Objective. Retype each line exactly. Skip images.

◆ ◆ ◆ ◆ ◆ ◆ ◆

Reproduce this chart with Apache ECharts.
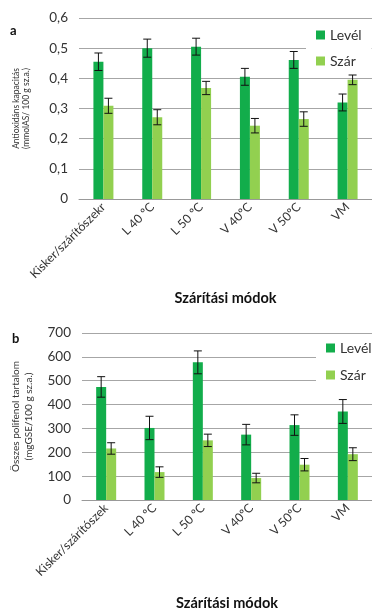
<!DOCTYPE html>
<html><head><meta charset="utf-8">
<script src="https://cdn.jsdelivr.net/npm/echarts@6/dist/echarts.min.js"></script>
<style>html,body{margin:0;padding:0;background:#fff}#c{width:372px;height:612px}</style>
</head><body><div id="c"></div>
<script>
const catsA = ['Kisker/szárítószekr','L 40 ºC','L 50 ºC','V 40ºC','V 50ºC','VM'];
const catsB = ['Kisker/szárítószek','L 40 ºC','L 50 ºC','V 40ºC','V 50ºC','VM'];
const levelA = [0.455, 0.500, 0.505, 0.405, 0.461, 0.320];
const levelAErr = [0.029, 0.030, 0.028, 0.028, 0.028, 0.028];
const szarA = [0.309, 0.271, 0.368, 0.243, 0.265, 0.395];
const szarAErr = [0.025, 0.025, 0.022, 0.024, 0.024, 0.016];
const levelB = [474, 302, 577, 274, 314, 371];
const levelBErr = [43, 49, 48, 43, 43, 50];
const szarB = [216, 117, 250, 92, 148, 192];
const szarBErr = [24, 22, 26, 20, 26, 27];
const yTicksA = [0, 0.1, 0.2, 0.3, 0.4, 0.5, 0.6];
const yTicksB = [0, 100, 200, 300, 400, 500, 600, 700];

const C_LEV = '#12ad4b', C_SZ = '#92d050';
const FONT = 'Lato';
const chart = echarts.init(document.getElementById('c'));

function errSeries(name, xi, yi, vals, errs, offset) {
  return {
    type: 'custom', name: name, xAxisIndex: xi, yAxisIndex: yi, z: 10,
    silent: true,
    data: vals.map((v, i) => [i, v, errs[i]]),
    renderItem: function (params, api) {
      const i = api.value(0), v = api.value(1), e = api.value(2);
      const top = api.coord([i, v + e]);
      const bot = api.coord([i, v - e]);
      const x = top[0] + offset;
      const hw = 4;
      const st = { stroke: '#111', lineWidth: 1 };
      return { type: 'group', children: [
        { type: 'line', shape: { x1: x, y1: top[1], x2: x, y2: bot[1] }, style: st },
        { type: 'line', shape: { x1: x - hw, y1: top[1], x2: x + hw, y2: top[1] }, style: st },
        { type: 'line', shape: { x1: x - hw, y1: bot[1], x2: x + hw, y2: bot[1] }, style: st }
      ]};
    }
  };
}

function xAx(cats, gi, gap) {
  return {
    type: 'category', data: cats, gridIndex: gi,
    axisLine: { lineStyle: { color: '#999' } },
    axisTick: { show: false },
    axisLabel: { rotate: 45, fontFamily: FONT, fontSize: 12.2, color: '#333', margin: 6, interval: 0 },
    name: 'Szárítási módok', nameLocation: 'middle', nameGap: gap,
    nameTextStyle: { fontFamily: FONT, fontSize: 14.5, fontWeight: 'bold', color: '#111' }
  };
}
function yAx(gi, max, interval, name, dec, nfs, ngap, lh) {
  return {
    type: 'value', gridIndex: gi, min: 0, max: max, interval: interval,
    axisLine: { show: false }, axisTick: { show: false },
    splitLine: { lineStyle: { color: '#a6a6a6' } },
    axisLabel: { fontFamily: FONT, fontSize: 13.5, color: '#333', margin: 11,
      formatter: v => dec ? v.toFixed(1).replace('.', ',').replace(/^0,0$/, '0') : String(v) },
    name: name, nameLocation: 'middle', nameGap: ngap,
    nameTextStyle: { fontFamily: FONT, fontSize: nfs, color: '#333', lineHeight: lh }
  };
}
function bar(name, xi, yi, data, color) {
  return { type: 'bar', name: name, xAxisIndex: xi, yAxisIndex: yi, data: data,
    barWidth: 10, barGap: '0%', itemStyle: { color: color } };
}

chart.setOption({
  animation: false,
  grid: [
    { left: 79, right: -3, top: 18, height: 181 },
    { left: 82, right: -4, top: 333, height: 174.5 }
  ],
  xAxis: [xAx(catsA, 0, 92), xAx(catsB, 1, 96)],
  yAxis: [
    yAx(0, yTicksA[yTicksA.length - 1], yTicksA[1] - yTicksA[0], 'Antioxidáns kapacitás\n(mmolAS/ 100 g sz.a.)', true, 8.5, 47, 10.5),
    yAx(1, yTicksB[yTicksB.length - 1], yTicksB[1] - yTicksB[0], 'Összes polifenol tartalom\n(mgGSE/100 g sz.a.)', false, 10, 47, 13)
  ],
  legend: [
    { data: ['Levél', 'Szár'], orient: 'vertical', left: 306, top: 24, itemWidth: 9, itemHeight: 9,
      itemGap: 12, backgroundColor: '#fff', padding: [4, 10, 4, 10],
      textStyle: { fontFamily: FONT, fontSize: 14, color: '#333' }, icon: 'rect' },
    { data: ['Levél', 'Szár'], orient: 'vertical', left: 316, top: 337, itemWidth: 9, itemHeight: 9,
      itemGap: 13, backgroundColor: '#fff', padding: [4, 10, 4, 10],
      textStyle: { fontFamily: FONT, fontSize: 14, color: '#333' }, icon: 'rect' }
  ],
  graphic: [
    { type: 'text', left: 10, top: 24, style: { text: 'a', font: 'bold 13px Lato', fill: '#111' } },
    { type: 'text', left: 12, top: 332, style: { text: 'b', font: 'bold 13px Lato', fill: '#111' } }
  ],
  series: [
    bar('Levél', 0, 0, levelA, C_LEV),
    bar('Szár', 0, 0, szarA, C_SZ),
    bar('Levél', 1, 1, levelB, C_LEV),
    bar('Szár', 1, 1, szarB, C_SZ),
    errSeries('errLA', 0, 0, levelA, levelAErr, -5),
    errSeries('errSA', 0, 0, szarA, szarAErr, 5),
    errSeries('errLB', 1, 1, levelB, levelBErr, -5),
    errSeries('errSB', 1, 1, szarB, szarBErr, 5)
  ]
});
</script>
</body></html>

◆ ◆ ◆ ◆ ◆ ◆ ◆

Expected answer.
Reproduce this chart with Apache ECharts.
<!DOCTYPE html>
<html><head><meta charset="utf-8">
<script src="https://cdn.jsdelivr.net/npm/echarts@6/dist/echarts.min.js"></script>
<style>html,body{margin:0;padding:0;background:#fff}#c{width:372px;height:612px}</style>
</head><body><div id="c"></div>
<script>
const catsA = ['Kisker/szárítószekr','L 40 ºC','L 50 ºC','V 40ºC','V 50ºC','VM'];
const catsB = ['Kisker/szárítószek','L 40 ºC','L 50 ºC','V 40ºC','V 50ºC','VM'];
const levelA = [0.455, 0.500, 0.505, 0.405, 0.461, 0.320];
const levelAErr = [0.029, 0.030, 0.028, 0.028, 0.028, 0.028];
const szarA = [0.309, 0.271, 0.368, 0.243, 0.265, 0.395];
const szarAErr = [0.025, 0.025, 0.022, 0.024, 0.024, 0.016];
const levelB = [474, 302, 577, 274, 314, 371];
const levelBErr = [43, 49, 48, 43, 43, 50];
const szarB = [216, 117, 250, 92, 148, 192];
const szarBErr = [24, 22, 26, 20, 26, 27];
const yTicksA = [0, 0.1, 0.2, 0.3, 0.4, 0.5, 0.6];
const yTicksB = [0, 100, 200, 300, 400, 500, 600, 700];

const C_LEV = '#12ad4b', C_SZ = '#92d050';
const FONT = 'Lato';
const chart = echarts.init(document.getElementById('c'));

function errSeries(name, xi, yi, vals, errs, offset) {
  return {
    type: 'custom', name: name, xAxisIndex: xi, yAxisIndex: yi, z: 10,
    silent: true,
    data: vals.map((v, i) => [i, v, errs[i]]),
    renderItem: function (params, api) {
      const i = api.value(0), v = api.value(1), e = api.value(2);
      const top = api.coord([i, v + e]);
      const bot = api.coord([i, v - e]);
      const x = top[0] + offset;
      const hw = 4;
      const st = { stroke: '#111', lineWidth: 1 };
      return { type: 'group', children: [
        { type: 'line', shape: { x1: x, y1: top[1], x2: x, y2: bot[1] }, style: st },
        { type: 'line', shape: { x1: x - hw, y1: top[1], x2: x + hw, y2: top[1] }, style: st },
        { type: 'line', shape: { x1: x - hw, y1: bot[1], x2: x + hw, y2: bot[1] }, style: st }
      ]};
    }
  };
}

function xAx(cats, gi, gap) {
  return {
    type: 'category', data: cats, gridIndex: gi,
    axisLine: { lineStyle: { color: '#999' } },
    axisTick: { show: false },
    axisLabel: { rotate: 45, fontFamily: FONT, fontSize: 12.2, color: '#333', margin: 6, interval: 0 },
    name: 'Szárítási módok', nameLocation: 'middle', nameGap: gap,
    nameTextStyle: { fontFamily: FONT, fontSize: 14.5, fontWeight: 'bold', color: '#111' }
  };
}
function yAx(gi, max, interval, name, dec, nfs, ngap, lh) {
  return {
    type: 'value', gridIndex: gi, min: 0, max: max, interval: interval,
    axisLine: { show: false }, axisTick: { show: false },
    splitLine: { lineStyle: { color: '#a6a6a6' } },
    axisLabel: { fontFamily: FONT, fontSize: 13.5, color: '#333', margin: 11,
      formatter: v => dec ? v.toFixed(1).replace('.', ',').replace(/^0,0$/, '0') : String(v) },
    name: name, nameLocation: 'middle', nameGap: ngap,
    nameTextStyle: { fontFamily: FONT, fontSize: nfs, color: '#333', lineHeight: lh }
  };
}
function bar(name, xi, yi, data, color) {
  return { type: 'bar', name: name, xAxisIndex: xi, yAxisIndex: yi, data: data,
    barWidth: 10, barGap: '0%', itemStyle: { color: color } };
}

chart.setOption({
  animation: false,
  grid: [
    { left: 79, right: -3, top: 18, height: 181 },
    { left: 82, right: -4, top: 333, height: 174.5 }
  ],
  xAxis: [xAx(catsA, 0, 92), xAx(catsB, 1, 96)],
  yAxis: [
    yAx(0, yTicksA[yTicksA.length - 1], yTicksA[1] - yTicksA[0], 'Antioxidáns kapacitás\n(mmolAS/ 100 g sz.a.)', true, 8.5, 47, 10.5),
    yAx(1, yTicksB[yTicksB.length - 1], yTicksB[1] - yTicksB[0], 'Összes polifenol tartalom\n(mgGSE/100 g sz.a.)', false, 10, 47, 13)
  ],
  legend: [
    { data: ['Levél', 'Szár'], orient: 'vertical', left: 306, top: 24, itemWidth: 9, itemHeight: 9,
      itemGap: 12, backgroundColor: '#fff', padding: [4, 10, 4, 10],
      textStyle: { fontFamily: FONT, fontSize: 14, color: '#333' }, icon: 'rect' },
    { data: ['Levél', 'Szár'], orient: 'vertical', left: 316, top: 337, itemWidth: 9, itemHeight: 9,
      itemGap: 13, backgroundColor: '#fff', padding: [4, 10, 4, 10],
      textStyle: { fontFamily: FONT, fontSize: 14, color: '#333' }, icon: 'rect' }
  ],
  graphic: [
    { type: 'text', left: 10, top: 24, style: { text: 'a', font: 'bold 13px Lato', fill: '#111' } },
    { type: 'text', left: 12, top: 332, style: { text: 'b', font: 'bold 13px Lato', fill: '#111' } }
  ],
  series: [
    bar('Levél', 0, 0, levelA, C_LEV),
    bar('Szár', 0, 0, szarA, C_SZ),
    bar('Levél', 1, 1, levelB, C_LEV),
    bar('Szár', 1, 1, szarB, C_SZ),
    errSeries('errLA', 0, 0, levelA, levelAErr, -5),
    errSeries('errSA', 0, 0, szarA, szarAErr, 5),
    errSeries('errLB', 1, 1, levelB, levelBErr, -5),
    errSeries('errSB', 1, 1, szarB, szarBErr, 5)
  ]
});
</script>
</body></html>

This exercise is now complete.